First thing is that to make sure we are talking sense, we should talk about antiderivatives on a specific interval. For example, we should not just say "$F(x)$ is an antiderivative of $f(x)$", but something like "$F(x)$ is an antiderivative of $f(x)$ for $1<x<2$".

Now if $x$ takes positive values then the derivative of $\ln x$ is $x^{-1}$. So we can say

$\ln x$ is an antiderivative of $x^{-1}$ for $x>0$.

On the other hand, if $x$ takes negative values then the derivative of $\ln(-x)$ is $x^{-1}$: you can check this by differentiation. So we can say

$\ln(-x)$ is an antiderivative of $x^{-1}$ for $x<0$.

Now if $x$ is positive then $x=|x|$, and if $x$ is negative then $-x=|x|$, so both our logarithm expressions above can be written as $\ln|x|$. We can therefore say

$\ln|x|$ is an antiderivative of $x^{-1}$ on any interval consisting of positive or negative $x$ values.

But. . . the matter starts to get seriously dodgy if we try to include both positive and negative $x$ values at the same time: because then to get an interval of $x$ values we would also have to include $x=0$, and neither $\ln|x|$ nor $x^{-1}$ makes sense if $x=0$.

In my view, writing the antiderivative as $\ln|x|$ is a neat way of summarising two results in one, but it carries a serious risk of disguising what is really going on. So my preference, if I have an integral giving $\ln(\hbox{something})$, is to work out whether the "something" is negative or positive, and put in a minus sign, or not, as appropriate.

Solution 2:

Yes you are right $1+e^x$ is positive everywhere, so putting an absolute value would be redundant, but $y^2-25$ is negative if $|y|\lt 5$ so we need the absolute value.

Solution 3:

logarithm is a function only defined on domain $(0,\infty)$, so it make no sense to input negative value.

Solution 4:

Just to make explicit what some were saying in the comments, you don't need much sophistication with complex numbers to make sense of this without the absolute value sign.
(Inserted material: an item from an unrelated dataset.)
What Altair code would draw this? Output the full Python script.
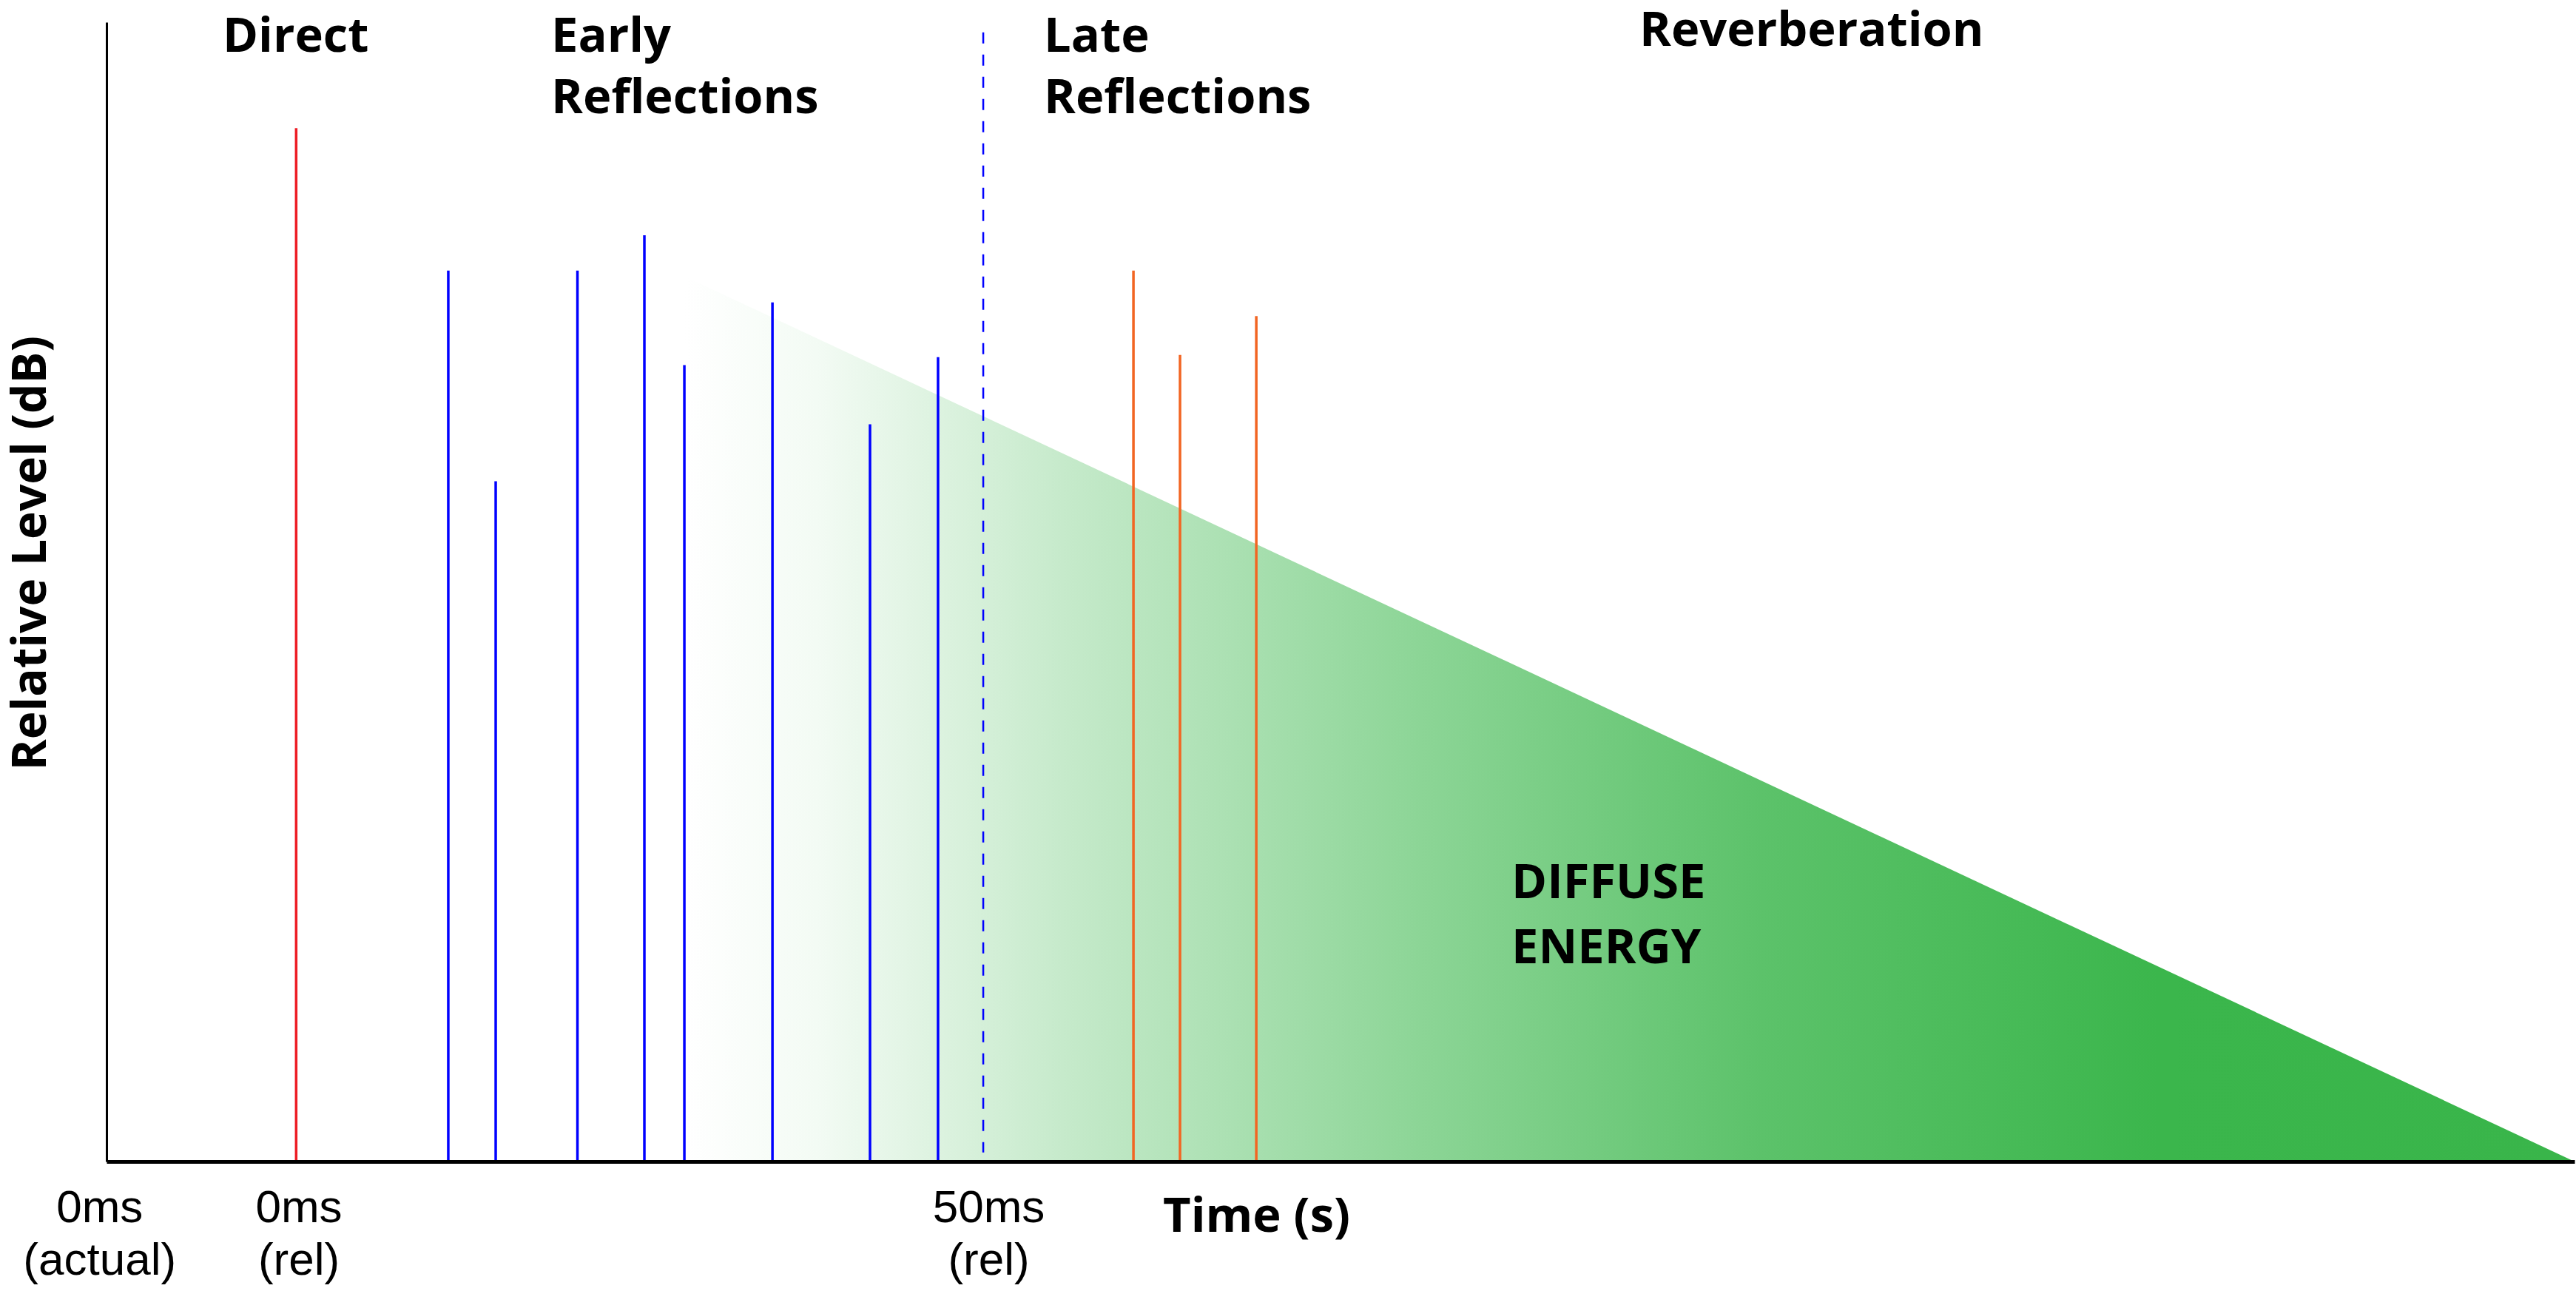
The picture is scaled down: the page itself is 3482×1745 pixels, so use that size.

You really only need to know the polar form of complex numbers. We can make use of the fact that we can represent a complex number $a+bi$ as $r e^{i\theta}$, by Euler's formula. The exponential gives a natural definition of $\log$: Given $a+bi=r e^{i\theta}$... $$\log(a+bi)=\log(r e^{i \theta})=\log(e^{\log(r)+i\theta})=\log(r)+i\theta$$

To make this a function in the usual sense, we can restrict $r\ge 0$ and $-\pi\le \theta <\pi$.

Then, $\log(x)$ where $x$ is real is defined as $\log x$ when $x>0$, and $\log |x|-\pi i$ when $x<0$. Differentiating with respect to $x$ in both cases leaves zero imaginary component and the expected result, so then you truly do have $\int \frac{1}{x} dx=\log(x)$.

Also note that when you move from an antiderivative to a definite integral, any constants in your function are subtracted away, so you still don't get a complex result.